DATA SEGMENT:

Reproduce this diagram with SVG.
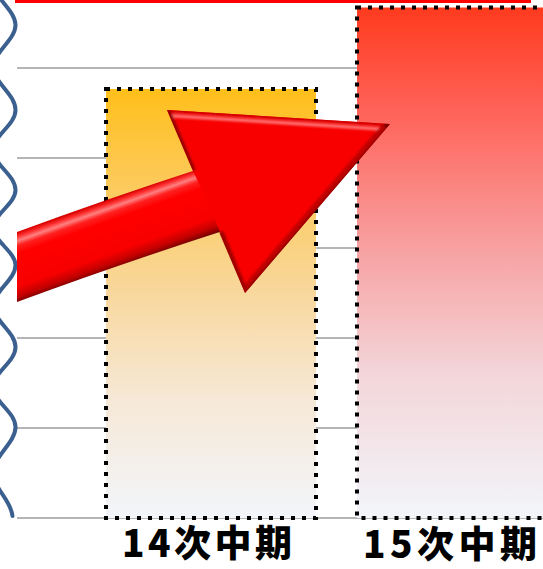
<svg xmlns="http://www.w3.org/2000/svg" width="543" height="569" viewBox="0 0 543 569">
  <style>
    .grid { stroke: #9C9C9C; stroke-width: 1.5; fill: none; }
    .bar-border { fill: none; stroke: #000; stroke-width: 4; stroke-dasharray: 4 7; }
    .wave { fill: none; stroke: #3B6090; stroke-width: 4; stroke-linecap: round; }
    .label { font-family: "Noto Sans CJK JP", "Noto Sans CJK SC", sans-serif; font-weight: 900; font-size: 37px; fill: #000; }
  </style>
  <defs>
    <linearGradient id="g14" x1="0" y1="0" x2="0" y2="1">
      <stop offset="0" stop-color="#FFBF1A"/>
      <stop offset="0.2" stop-color="#FDC955"/>
      <stop offset="0.45" stop-color="#F9D697"/>
      <stop offset="0.72" stop-color="#F6E8D6"/>
      <stop offset="1" stop-color="#F2F5FA"/>
    </linearGradient>
    <linearGradient id="g15" x1="0" y1="0" x2="0" y2="1">
      <stop offset="0" stop-color="#FF3A1E"/>
      <stop offset="0.2" stop-color="#FF6258"/>
      <stop offset="0.45" stop-color="#F89C9C"/>
      <stop offset="0.72" stop-color="#F3D6DA"/>
      <stop offset="1" stop-color="#F2F5FA"/>
    </linearGradient>
    <linearGradient id="gShaft" gradientUnits="userSpaceOnUse" x1="107" y1="200.5" x2="129.5" y2="264">
      <stop offset="0" stop-color="#D80000"/>
      <stop offset="0.06" stop-color="#FF3030"/>
      <stop offset="0.12" stop-color="#FF8080"/>
      <stop offset="0.19" stop-color="#FF2020"/>
      <stop offset="0.3" stop-color="#FF0000"/>
      <stop offset="0.76" stop-color="#F80000"/>
      <stop offset="0.9" stop-color="#C40000"/>
      <stop offset="1" stop-color="#700000"/>
    </linearGradient>
    <clipPath id="headClip">
      <path d="M167 110 L390 124 L245 293 Z"/>
    </clipPath>
    <filter id="soft" x="-10%" y="-10%" width="120%" height="120%">
      <feGaussianBlur stdDeviation="1"/>
    </filter>
  </defs>

  <g id="grid">
    <line class="grid" x1="17" y1="68" x2="543" y2="68"/>
    <line class="grid" x1="17" y1="158" x2="543" y2="158"/>
    <line class="grid" x1="17" y1="248" x2="543" y2="248"/>
    <line class="grid" x1="17" y1="338" x2="543" y2="338"/>
    <line class="grid" x1="17" y1="428" x2="543" y2="428"/>
    <line class="grid" x1="17" y1="518" x2="543" y2="518"/>
  </g>

  <rect id="top-line" x="15" y="0" width="516" height="3" fill="#FF0000"/>

  <g id="bar-14">
    <rect x="106" y="89" width="210" height="429" fill="url(#g14)"/>
    <rect class="bar-border" x="106" y="89" width="210" height="429"/>
  </g>

  <g id="bar-15">
    <rect x="357" y="7.5" width="200" height="510.5" fill="url(#g15)"/>
    <rect class="bar-border" x="357" y="7.5" width="200" height="510.5"/>
  </g>

  <g id="wave">
    <path class="wave" d="M-6.5 -17 C-6.5 -2 15.5 10 15.5 25 C15.5 40 -6.5 52 -6.5 67 C-6.5 83 15.5 94 15.5 110 C15.5 125 -6.5 135 -6.5 150 C-6.5 165 15.5 175 15.5 190 C15.5 204 -6.5 214 -6.5 228 C-6.5 241 15.5 252 15.5 265 C15.5 280 -6.5 291 -6.5 306 C-6.5 321 15.5 332 15.5 347 C15.5 362 -6.5 372 -6.5 387 C-6.5 402 15.5 412 15.5 427 C15.5 443 -6.5 456 -6.5 472 C-6.5 489 11 500 12.5 516"/>
  </g>

  <g id="connectors">
    <g id="arrow">
      <path d="M17 232 Q105 199.5 205 167 L232 228 Q120 264 17 302 Z" fill="url(#gShaft)"/>
      <path d="M167 110 L390 124 L245 293 L220 232 L205 196 L193 171 Z" fill="#F80000"/>
      <g clip-path="url(#headClip)">
        <g filter="url(#soft)">
          <line x1="167" y1="110" x2="390" y2="124" stroke="#D00000" stroke-width="4"/>
          <line x1="166.7" y1="115.5" x2="385" y2="129.2" stroke="#FF7070" stroke-width="3.5"/>
          <line x1="390" y1="124" x2="245" y2="293" stroke="#780000" stroke-width="9"/>
          <line x1="384" y1="126" x2="242" y2="291" stroke="#C00000" stroke-width="5"/>
          <line x1="167" y1="110" x2="193" y2="171" stroke="#9A0000" stroke-width="6"/>
          <line x1="245" y1="293" x2="220" y2="232" stroke="#A00000" stroke-width="7"/>
        </g>
      </g>
    </g>
  </g>

  <g id="labels">
    <text class="label" x="122" y="557" textLength="170">14次中期</text>
    <text class="label" x="363" y="558.3" textLength="174">15次中期</text>
  </g>
</svg>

EXERCISE DIRECTIONS: Skip the images and write out the rest of the listing exactly.

THE REPLY:
Reproduce this diagram with SVG.
<svg xmlns="http://www.w3.org/2000/svg" width="543" height="569" viewBox="0 0 543 569">
  <style>
    .grid { stroke: #9C9C9C; stroke-width: 1.5; fill: none; }
    .bar-border { fill: none; stroke: #000; stroke-width: 4; stroke-dasharray: 4 7; }
    .wave { fill: none; stroke: #3B6090; stroke-width: 4; stroke-linecap: round; }
    .label { font-family: "Noto Sans CJK JP", "Noto Sans CJK SC", sans-serif; font-weight: 900; font-size: 37px; fill: #000; }
  </style>
  <defs>
    <linearGradient id="g14" x1="0" y1="0" x2="0" y2="1">
      <stop offset="0" stop-color="#FFBF1A"/>
      <stop offset="0.2" stop-color="#FDC955"/>
      <stop offset="0.45" stop-color="#F9D697"/>
      <stop offset="0.72" stop-color="#F6E8D6"/>
      <stop offset="1" stop-color="#F2F5FA"/>
    </linearGradient>
    <linearGradient id="g15" x1="0" y1="0" x2="0" y2="1">
      <stop offset="0" stop-color="#FF3A1E"/>
      <stop offset="0.2" stop-color="#FF6258"/>
      <stop offset="0.45" stop-color="#F89C9C"/>
      <stop offset="0.72" stop-color="#F3D6DA"/>
      <stop offset="1" stop-color="#F2F5FA"/>
    </linearGradient>
    <linearGradient id="gShaft" gradientUnits="userSpaceOnUse" x1="107" y1="200.5" x2="129.5" y2="264">
      <stop offset="0" stop-color="#D80000"/>
      <stop offset="0.06" stop-color="#FF3030"/>
      <stop offset="0.12" stop-color="#FF8080"/>
      <stop offset="0.19" stop-color="#FF2020"/>
      <stop offset="0.3" stop-color="#FF0000"/>
      <stop offset="0.76" stop-color="#F80000"/>
      <stop offset="0.9" stop-color="#C40000"/>
      <stop offset="1" stop-color="#700000"/>
    </linearGradient>
    <clipPath id="headClip">
      <path d="M167 110 L390 124 L245 293 Z"/>
    </clipPath>
    <filter id="soft" x="-10%" y="-10%" width="120%" height="120%">
      <feGaussianBlur stdDeviation="1"/>
    </filter>
  </defs>

  <g id="grid">
    <line class="grid" x1="17" y1="68" x2="543" y2="68"/>
    <line class="grid" x1="17" y1="158" x2="543" y2="158"/>
    <line class="grid" x1="17" y1="248" x2="543" y2="248"/>
    <line class="grid" x1="17" y1="338" x2="543" y2="338"/>
    <line class="grid" x1="17" y1="428" x2="543" y2="428"/>
    <line class="grid" x1="17" y1="518" x2="543" y2="518"/>
  </g>

  <rect id="top-line" x="15" y="0" width="516" height="3" fill="#FF0000"/>

  <g id="bar-14">
    <rect x="106" y="89" width="210" height="429" fill="url(#g14)"/>
    <rect class="bar-border" x="106" y="89" width="210" height="429"/>
  </g>

  <g id="bar-15">
    <rect x="357" y="7.5" width="200" height="510.5" fill="url(#g15)"/>
    <rect class="bar-border" x="357" y="7.5" width="200" height="510.5"/>
  </g>

  <g id="wave">
    <path class="wave" d="M-6.5 -17 C-6.5 -2 15.5 10 15.5 25 C15.5 40 -6.5 52 -6.5 67 C-6.5 83 15.5 94 15.5 110 C15.5 125 -6.5 135 -6.5 150 C-6.5 165 15.5 175 15.5 190 C15.5 204 -6.5 214 -6.5 228 C-6.5 241 15.5 252 15.5 265 C15.5 280 -6.5 291 -6.5 306 C-6.5 321 15.5 332 15.5 347 C15.5 362 -6.5 372 -6.5 387 C-6.5 402 15.5 412 15.5 427 C15.5 443 -6.5 456 -6.5 472 C-6.5 489 11 500 12.5 516"/>
  </g>

  <g id="connectors">
    <g id="arrow">
      <path d="M17 232 Q105 199.5 205 167 L232 228 Q120 264 17 302 Z" fill="url(#gShaft)"/>
      <path d="M167 110 L390 124 L245 293 L220 232 L205 196 L193 171 Z" fill="#F80000"/>
      <g clip-path="url(#headClip)">
        <g filter="url(#soft)">
          <line x1="167" y1="110" x2="390" y2="124" stroke="#D00000" stroke-width="4"/>
          <line x1="166.7" y1="115.5" x2="385" y2="129.2" stroke="#FF7070" stroke-width="3.5"/>
          <line x1="390" y1="124" x2="245" y2="293" stroke="#780000" stroke-width="9"/>
          <line x1="384" y1="126" x2="242" y2="291" stroke="#C00000" stroke-width="5"/>
          <line x1="167" y1="110" x2="193" y2="171" stroke="#9A0000" stroke-width="6"/>
          <line x1="245" y1="293" x2="220" y2="232" stroke="#A00000" stroke-width="7"/>
        </g>
      </g>
    </g>
  </g>

  <g id="labels">
    <text class="label" x="122" y="557" textLength="170">14次中期</text>
    <text class="label" x="363" y="558.3" textLength="174">15次中期</text>
  </g>
</svg>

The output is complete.